When you do body scans, you slow it all down, and then you start to notice things like, “Hey my heart is beating fast” or “My jaw is clenched” or “Wow, I didn’t even realize I’m the muscles around my eyes are tensed.”
From there, the body scan is simple. You soften whatever is tight and tense, sometimes “breathing” into it and amazingly, the body relaxes. You feel better.
Your problems don’t disappear, but you’ve scratched the itch and in sobriety, sometimes that’s enough to keep you from relapsing.
To get more understanding of this practice, I recommend anything by Joseph Goldstein. He is a fixture in the US meditation world.
4. Loving Kindness Meditation
This one is similar to Vipassana but instead of focusing on your body, you’re focusing on a thought – the well-wishing of others.
You basically go through your practice directing well wishes to yourself, to someone you love, to someone you’re not a big fan of, and then the world writ large.

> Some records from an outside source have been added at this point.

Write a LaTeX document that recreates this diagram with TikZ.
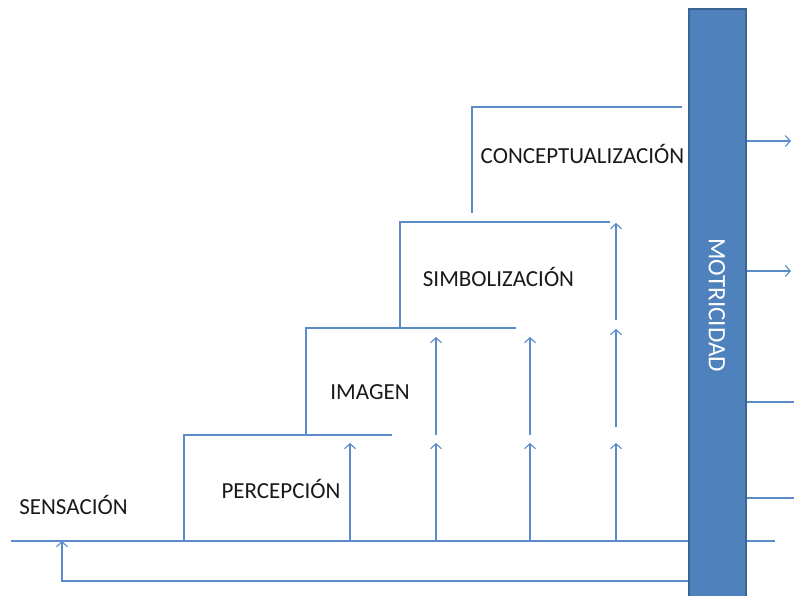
\documentclass[tikz,border=0pt]{standalone}
\usepackage{fontspec}
\setmainfont{Carlito}
\usetikzlibrary{arrows.meta,backgrounds}
\definecolor{lineblue}{HTML}{5B8BC8}
\definecolor{barblue}{HTML}{4F81BD}
\definecolor{bardark}{HTML}{3A6494}
\tikzset{
  flow/.style={draw=lineblue, line width=1.1pt},
  up/.style={flow, -{Straight Barb[length=5pt,width=11pt,line width=1.1pt]}},
  lbl/.style={font=\fontsize{23}{26}\selectfont, text=black!90, inner sep=0pt, anchor=base},
  barbox/.style={draw=bardark, fill=barblue, line width=2pt, text=white,
    font=\fontsize{25}{28}\selectfont, inner sep=0pt, outer sep=0pt,
    minimum width=592pt, minimum height=57pt}
}
\begin{document}
\begin{tikzpicture}[x=1pt, y=-1pt]
  \useasboundingbox (0,0) rectangle (794,596);
  \clip (0,0) rectangle (794,596);

  % vertical motricity bar (drawn on top of the lines passing behind it)
  \node[barbox, rotate=-90] (mot) at (717,305) {MOTRICIDAD};

  \begin{pgfonlayer}{background}
  % outgoing lines on the right of the bar
  \coordinate (o1) at (791,141);
  \coordinate (o2) at (791,271);
  \coordinate (o3) at (794,402);
  \coordinate (o4) at (794,498);
  \draw[up] (mot.north |- o1) -- (o1);
  \draw[up] (mot.north |- o2) -- (o2);
  \draw[flow] (mot.north |- o3) -- (o3);
  \draw[flow] (mot.north |- o4) -- (o4);

  % base line and feedback loop
  \coordinate (bl) at (11,541);
  \coordinate (br) at (775,541);
  \draw[flow] (bl) -- (br);
  \coordinate (fb) at (62,581);
  \coordinate (fbt) at (62,541);
  \draw[up] (mot.south |- fb) -- (fb) -- (fbt);

  % staircase of stages
  \coordinate (p0) at (184,541);  \coordinate (p1) at (392,435);
  \coordinate (i0) at (306,435);  \coordinate (i1) at (516,328);
  \coordinate (s0) at (400,328);  \coordinate (s1) at (610,222);
  \coordinate (c0) at (472,213);  \coordinate (c1) at (682,107);
  \draw[flow] (p0) |- (p1);
  \draw[flow] (i0) |- (i1);
  \draw[flow] (s0) |- (s1);
  \draw[flow] (c0) |- (c1);

  % upward arrows between levels
  \foreach \x in {350,436,530,616} {
    \coordinate (u\x a) at (\x,541);
    \coordinate (u\x b) at (\x,443);
    \draw[up] (u\x a) -- (u\x b);
  }
  \foreach \x in {436,530} {
    \coordinate (v\x a) at (\x,435);
    \coordinate (v\x b) at (\x,337);
    \draw[up] (v\x a) -- (v\x b);
  }
  \coordinate (w1a) at (616,427); \coordinate (w1b) at (616,329);
  \coordinate (w2a) at (616,320); \coordinate (w2b) at (616,223);
  \draw[up] (w1a) -- (w1b);
  \draw[up] (w2a) -- (w2b);
  \end{pgfonlayer}

  % stage labels
  \node[lbl] (sen) at (73.5,514) {SENSACIÓN};
  \node[lbl] (per) at (281,498) {PERCEPCIÓN};
  \node[lbl] (ima) at (370,399) {IMAGEN};
  \node[lbl] (sim) at (498.5,286) {SIMBOLIZACIÓN};
  \node[lbl] (con) at (582.5,164) {CONCEPTUALIZACIÓN};
\end{tikzpicture}
\end{document}
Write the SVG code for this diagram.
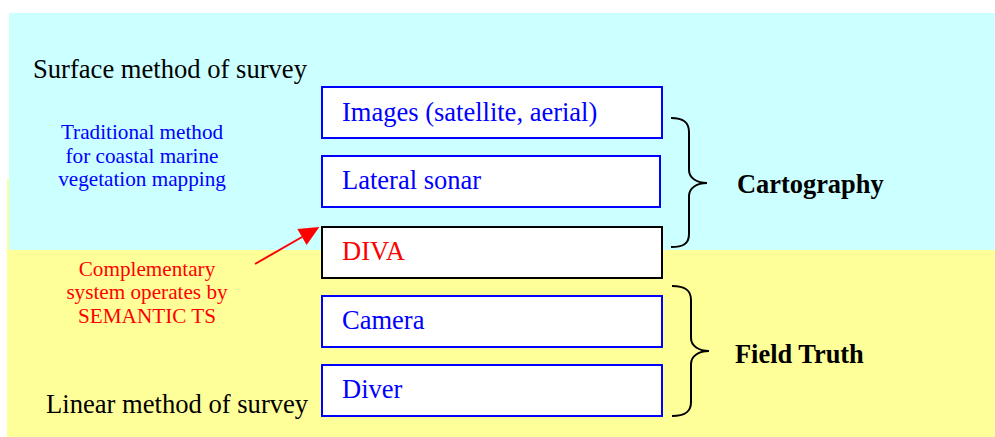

You do this in your mind and also out loud, usually in the form of “May you be happy. May you be well. May you be healthy. May you be at peace.”
Again, there is no rule that says you have to say only those exact phrases.
Sometimes I find this meditation style silly, but it’s probably because I really need it. I struggle with loving kindness, particularly self-compassion. This meditation style helps with that.
It’s worth keeping an open mind about and trying, which I do about once per week.
Starting Your Meditation Practice in Sobriety
My advice is to start with one of the meditation apps, Headspace, Insight Timer or Calm (there really are so many to choose from). A great podcast on the topic is Dan Harris’s 10% Happier, which is also the name of his amazing book that you should definitely buy right now and read.
YouTube also has a ton of resources, though finding the right one can feel a bit like a needle in a haystack at times. Don’t overthink it too much.
Just start. That’s all you have to do. You don’t have to worry if you’re doing it right (you are) or if it’s working (it is). You got this!
Journaling Activity For Meditation
Take some time today to think about meditation in sobriety and your current headspace.
- Have you tried meditation before? What was (is) it like for you?
- What style of meditation are you interested in trying?
- What apps, books, or resources have you tried or want to try?
- What’s your headspace been like these past two weeks? Are your thoughts all over the place? Your feelings?
- Mentally, what’s been the biggest challenge you’ve faced since you stopped drinking? How are you handling it?
- How do stress and anxiety impact your life?
- What are your biggest goals for your emotional health right now?